Somewhere in the back of my mind I had prepared a number of arguments to prove my point correct. I was ready for a debate I most expected would ensue. I was determined to make it clear to my mom that I am not getting married any time in life.

But to my surprise, none of that came into useRather, my mother smiled confidently and told me, "Learn, study, work hard and grow up to become a successful woman who can stand on her own and support herself ably, without needing someone else as a crutch. And then you can decide for yourself when, how and with who you want to get married, if at all you do." Of several other things, it put an end to my wedding nightmares.

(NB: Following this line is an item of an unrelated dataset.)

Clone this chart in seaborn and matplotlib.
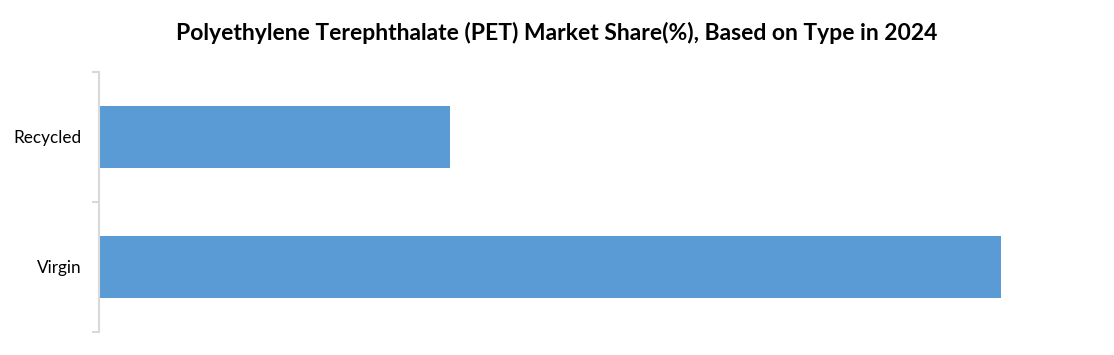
import matplotlib
matplotlib.use("Agg")
import matplotlib.pyplot as plt
import seaborn as sns
import pandas as pd
from matplotlib.ticker import FixedLocator

categories = ["Recycled", "Virgin"]
shares = [28, 72]

sns.set_theme(style="white")
plt.rcParams['font.family'] = ['Lato', 'DejaVu Sans']

df = pd.DataFrame({"Type": categories, "Share": shares})

fig = plt.figure(figsize=(11.14, 3.55), dpi=100)
ax = fig.add_axes([99/1114, 23/355, (1101-99)/1114, (332-72)/355])
sns.barplot(data=df, x="Share", y="Type", orient="h", color="#5b9bd5",
            width=0.48, saturation=1, linewidth=0, ax=ax)
ax.set_xlim(0, 80)
ax.set_ylim(1.5, -0.5)
ax.set_xlabel("")
ax.set_ylabel("")
ax.set_xticks([])
for s in ["top", "right", "bottom"]:
    ax.spines[s].set_visible(False)
ax.spines["left"].set_color("#d9d9d9")
ax.spines["left"].set_linewidth(1.5)
ax.tick_params(axis="y", which="major", length=0, labelsize=12.3, colors="#000000", pad=12.5)
ax.yaxis.set_minor_locator(FixedLocator([-0.5, 0.5, 1.5]))
ax.tick_params(axis="y", which="minor", length=5, width=1.5, color="#d9d9d9", left=True)

fig.suptitle("Polyethylene Terephthalate (PET) Market Share(%), Based on Type in 2024",
             x=0.5, y=1-33/355, va="center", fontsize=16.5, fontweight="bold", color="black")

fig.savefig("out.png", dpi=100)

Factually, she wasn't right. Goes without saying, she herself knew it. Here in India, we are still far from accepting such an open minded school of thought. Which is why marriage is the most hyped element in our country, to the extent that it is perhaps counted among the basic necessities of life (water, air, food). This is precisely why we are still struggling to relinquish atrocious and unfair practices characteristic to our patriarchal society—dowry, for one. 

BUT, I still think that is the best advice any parent can give to her daughter. It certainly was the most important lesson received from my mother. It told me that marriage is not the end of life. That irrespective of whether we are daughters or sons, we need to work hard in life and become capable people. That education and knowledge should be our most passionate pursuits in life. That we should not be scared of facing challenges or sit and cry about them. That there is a solution to every problem. And that our first aim in life should be to become self-made people. 
That one lesson was a bunch of many lessons that unfolded one by one over the next some years and helped me develop a better understanding of life and womanhood.

My relationship with my mother has always been such that I trust every word of what she says, because she has never used lies to appease me. She always told me the truth. And if it was bitter and I was too young to take it, she would present it in a different light, with a solution that would inspire me to not get bogged down and instead work towards it. What could be a better way to raise a daughter?